» **What is needed**
Give again exactly the lines that run from the start of the records to the line holding "182, 187, 183]", both ends counted. Do not include the pictures.

--- Data for this task ---

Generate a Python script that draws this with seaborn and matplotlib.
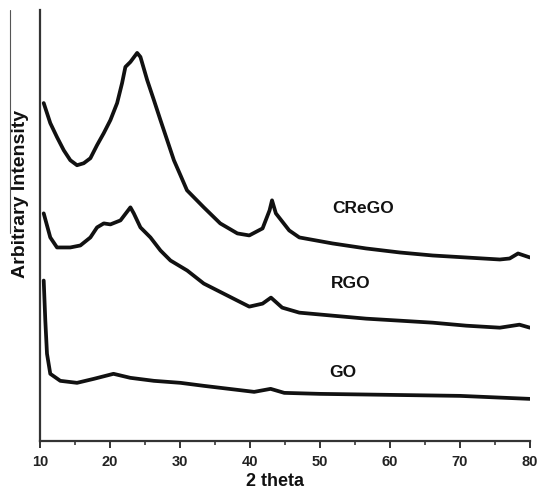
import matplotlib
matplotlib.use("Agg")
import matplotlib.pyplot as plt
import seaborn as sns
import pandas as pd
from matplotlib.ticker import MultipleLocator
from matplotlib.lines import Line2D

sns.set_theme(style="white")
plt.rcParams['font.family'] = ['Liberation Sans', 'DejaVu Sans']

crego_x = [10.53, 11.47, 12.43, 13.39, 14.33, 15.29, 16.25, 17.2, 18.15, 19.11, 20.06, 21.02, 21.73,
           22.2, 22.92, 23.88, 24.35, 25.31, 26.27, 27.21, 28.17, 29.13, 30.07, 31.0, 33.4, 35.75,
           38.2, 39.9, 41.8, 42.8, 43.15, 43.7, 45.6, 47.05, 51.8, 56.6, 61.4, 66.1, 70.9, 75.7,
           77.1, 78.3, 80.0]
crego_y = [337, 317, 303, 290, 280, 275, 277, 282, 295, 307, 320, 337, 357,
           373, 378, 387, 383, 360, 340, 320, 300, 280, 265, 250, 233, 217,
           207, 205, 212, 230, 240, 227, 210, 203, 197, 192, 188, 185, 183, 181,
           182, 187, 183]

rgo_x = [10.53, 11.47, 12.43, 14.33, 15.77, 17.2, 18.15, 19.11, 20.06, 21.5, 22.92, 23.4, 24.35,
         25.78, 27.21, 28.64, 31.03, 33.4, 38.2, 39.9, 41.8, 43.0, 44.6, 47.05, 51.8, 56.6, 61.4,
         66.1, 70.9, 75.7, 78.5, 80.0]
rgo_y = [227, 203, 193, 193, 195, 203, 213, 217, 216, 220, 233, 227, 213,
         203, 190, 180, 170, 157, 140, 134, 137, 143, 133, 128, 125, 122, 120,
         118, 115, 113, 116, 113]

go_x = [10.53, 10.76, 11.0, 11.47, 12.9, 15.29, 17.7, 20.5, 22.9, 26.27, 30.07, 33.4, 38.2,
        40.6, 42.95, 44.9, 50.0, 60.0, 70.0, 80.0]
go_y = [160, 120, 87, 67, 60, 58, 62, 67, 63, 60, 58, 55, 51,
        49, 52, 48, 47, 46, 45, 42]

labels = ["CReGO", "RGO", "GO"]
label_pos_x = [51.8, 51.6, 51.3]
label_pos_y = [232, 157, 68]

frames = []
for name, xs, ys in [("CReGO", crego_x, crego_y), ("RGO", rgo_x, rgo_y), ("GO", go_x, go_y)]:
    frames.append(pd.DataFrame({"theta": xs, "intensity": ys, "sample": name}))
df = pd.concat(frames, ignore_index=True)

fig = plt.figure(figsize=(5.39, 4.9), dpi=100)
ax = fig.add_axes([0.0742, 0.100, 0.909, 0.880])

sns.lineplot(data=df, x="theta", y="intensity", units="sample", estimator=None,
             color="#111111", linewidth=2.7, ax=ax, sort=False)

for lab, lx, ly in zip(labels, label_pos_x, label_pos_y):
    ax.text(lx, ly, lab, fontsize=12.5, fontweight="bold", ha="left", va="center", color="#111111")

ax.set_xlim(10, 80)
ax.set_ylim(0, 430)
ax.set_yticks([])
ax.xaxis.set_major_locator(MultipleLocator(10))
ax.xaxis.set_minor_locator(MultipleLocator(5))
ax.tick_params(axis="x", which="major", direction="out", length=5, width=1.3, bottom=True,
               labelsize=10.5, colors="#222222", pad=5)
ax.tick_params(axis="x", which="minor", direction="out", length=3, width=1.1, bottom=True)
for t in ax.get_xticklabels():
    t.set_fontweight("bold")
for s in ["top", "right"]:
    ax.spines[s].set_visible(False)
for s in ["left", "bottom"]:
    ax.spines[s].set_linewidth(1.6)
    ax.spines[s].set_color("#333333")

ax.set_xlabel("2 theta", fontsize=13, fontweight="bold", color="#111111", labelpad=1)
ax.xaxis.set_label_coords(0.48, -0.075)
ax.set_ylabel("Arbitrary Intensity", fontsize=14, fontweight="bold", color="#111111")
ax.yaxis.set_label_coords(-0.022, 0.573)

fig.add_artist(Line2D([10/539, 10/539], [1 - 10/490, 1 - 233/490], color="#555555", linewidth=0.8))

fig.savefig("out.png", dpi=100, facecolor="white")
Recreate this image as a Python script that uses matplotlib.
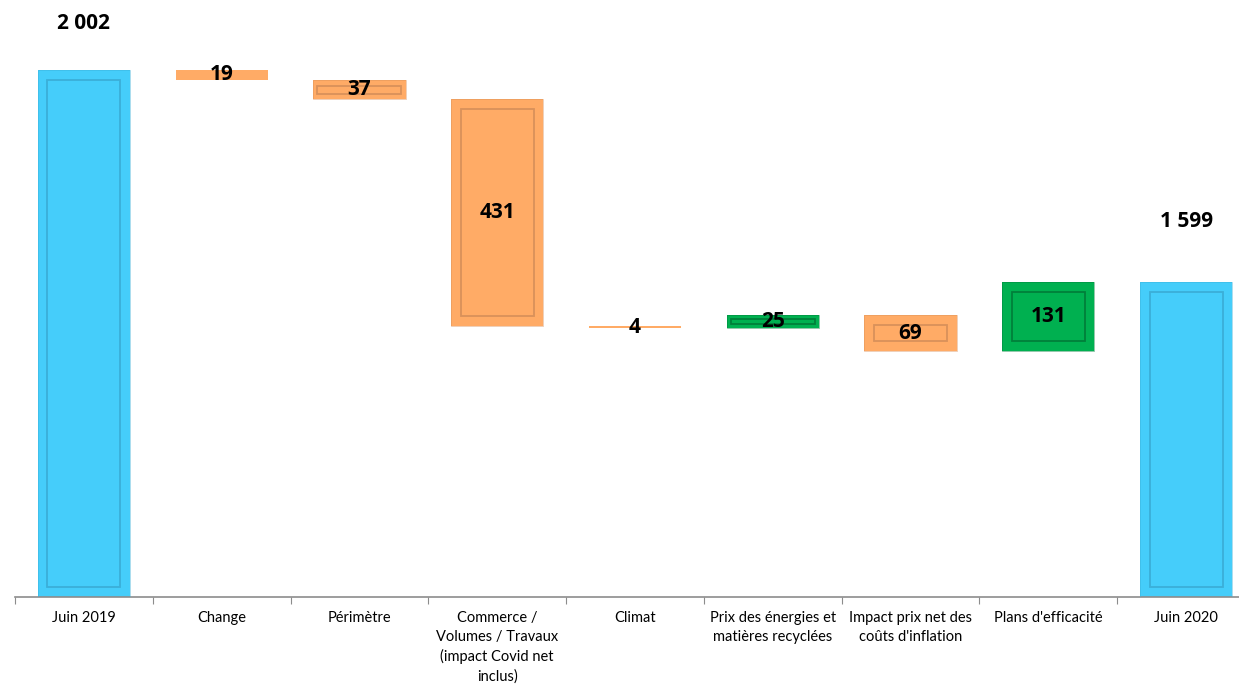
import numpy as np
import matplotlib.pyplot as plt

# waterfall data
categories = ["Juin 2019", "Change", "Périmètre",
              "Commerce /\nVolumes / Travaux\n(impact Covid net\ninclus)",
              "Climat", "Prix des énergies et\nmatières recyclées",
              "Impact prix net des\ncoûts d'inflation", "Plans d'efficacité",
              "Juin 2020"]
start_value = 2002
deltas = [-19, -37, -431, -4, 25, -69, 131]
end_value = 1599
labels = ["2 002", "19", "37", "431", "4", "25", "69", "131", "1 599"]

blue = "#45CDFA"
orange = "#FFAB66"
green = "#00B050"
dark = {blue: "#3BAFD8", orange: "#D9915A", green: "#00803A"}

plt.rcParams['font.family'] = ['Lato', 'DejaVu Sans']

fig = plt.figure(figsize=(12.39, 6.84), dpi=100)
ax = fig.add_axes([15 / 1239, 87 / 684, 1240 / 1239, 597 / 684])

# build bottoms / heights
bottoms, heights, colors = [], [], []
base = 1000
bottoms.append(base)
heights.append(start_value - base)
colors.append(blue)
run = start_value
for d in deltas:
    new = run + d
    bottoms.append(min(run, new))
    heights.append(abs(d))
    colors.append(green if d > 0 else orange)
    run = new
bottoms.append(base)
heights.append(end_value - base)
colors.append(blue)

x = np.arange(len(categories))
w = 0.67
ax.bar(x, heights, w, bottom=bottoms, color=colors, edgecolor="none", zorder=2)

# bevel look: inner outline
for xi, b, h, c in zip(x, bottoms, heights, colors):
    if h < 22:
        continue
    iy = min(19, h * 0.3)
    ix = 0.07 if h > 40 else 0.03
    ax.bar(xi, h - 2 * iy, w - 2 * ix, bottom=b + iy, fill=False,
           edgecolor=dark[c], linewidth=1.3, zorder=3)
    ax.bar(xi, h, w, bottom=b, fill=False, edgecolor=dark[c],
           linewidth=0.6, alpha=0.5, zorder=3)

# value labels
lab_font = dict(fontsize=15, fontweight="bold", color="black",
                family=["Open Sans", "DejaVu Sans"])
for i, (xi, b, h, lab) in enumerate(zip(x, bottoms, heights, labels)):
    if i == 0:
        ax.text(xi, b + h + 89, lab, ha="center", va="center", **lab_font)
    elif i == len(x) - 1:
        ax.text(xi, b + h + 114, lab, ha="center", va="center", **lab_font)
    else:
        ax.text(xi, b + h / 2, lab, ha="center", va="center", zorder=4,
                **lab_font)

ax.set_xlim(-0.5, len(x) - 0.5)
ax.set_ylim(1000, 2135)

for s in ["top", "right", "left"]:
    ax.spines[s].set_visible(False)
ax.spines["bottom"].set_color("#8C8C8C")
ax.spines["bottom"].set_linewidth(1.2)
ax.set_yticks([])

ax.set_xticks(np.arange(-0.5, len(x)), labels=[])
ax.tick_params(axis="x", which="major", length=5, color="#8C8C8C", direction="out")
ax.set_xticks(x, labels=categories, minor=True)
ax.tick_params(axis="x", which="minor", length=0, pad=10, labelsize=10.5)
for t in ax.get_xticklabels(minor=True):
    t.set_linespacing(1.45)
    t.set_verticalalignment("top")

fig.savefig("out.png", dpi=100)
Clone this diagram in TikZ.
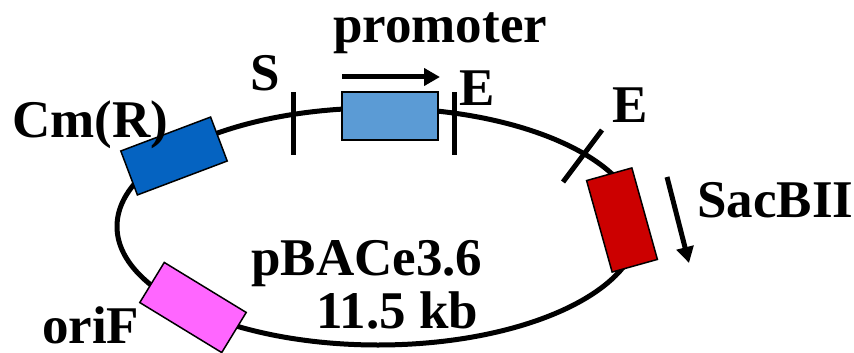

---

» **Response to this task**
Generate a Python script that draws this with seaborn and matplotlib.
import matplotlib
matplotlib.use("Agg")
import matplotlib.pyplot as plt
import seaborn as sns
import pandas as pd
from matplotlib.ticker import MultipleLocator
from matplotlib.lines import Line2D

sns.set_theme(style="white")
plt.rcParams['font.family'] = ['Liberation Sans', 'DejaVu Sans']

crego_x = [10.53, 11.47, 12.43, 13.39, 14.33, 15.29, 16.25, 17.2, 18.15, 19.11, 20.06, 21.02, 21.73,
           22.2, 22.92, 23.88, 24.35, 25.31, 26.27, 27.21, 28.17, 29.13, 30.07, 31.0, 33.4, 35.75,
           38.2, 39.9, 41.8, 42.8, 43.15, 43.7, 45.6, 47.05, 51.8, 56.6, 61.4, 66.1, 70.9, 75.7,
           77.1, 78.3, 80.0]
crego_y = [337, 317, 303, 290, 280, 275, 277, 282, 295, 307, 320, 337, 357,
           373, 378, 387, 383, 360, 340, 320, 300, 280, 265, 250, 233, 217,
           207, 205, 212, 230, 240, 227, 210, 203, 197, 192, 188, 185, 183, 181,
           182, 187, 183]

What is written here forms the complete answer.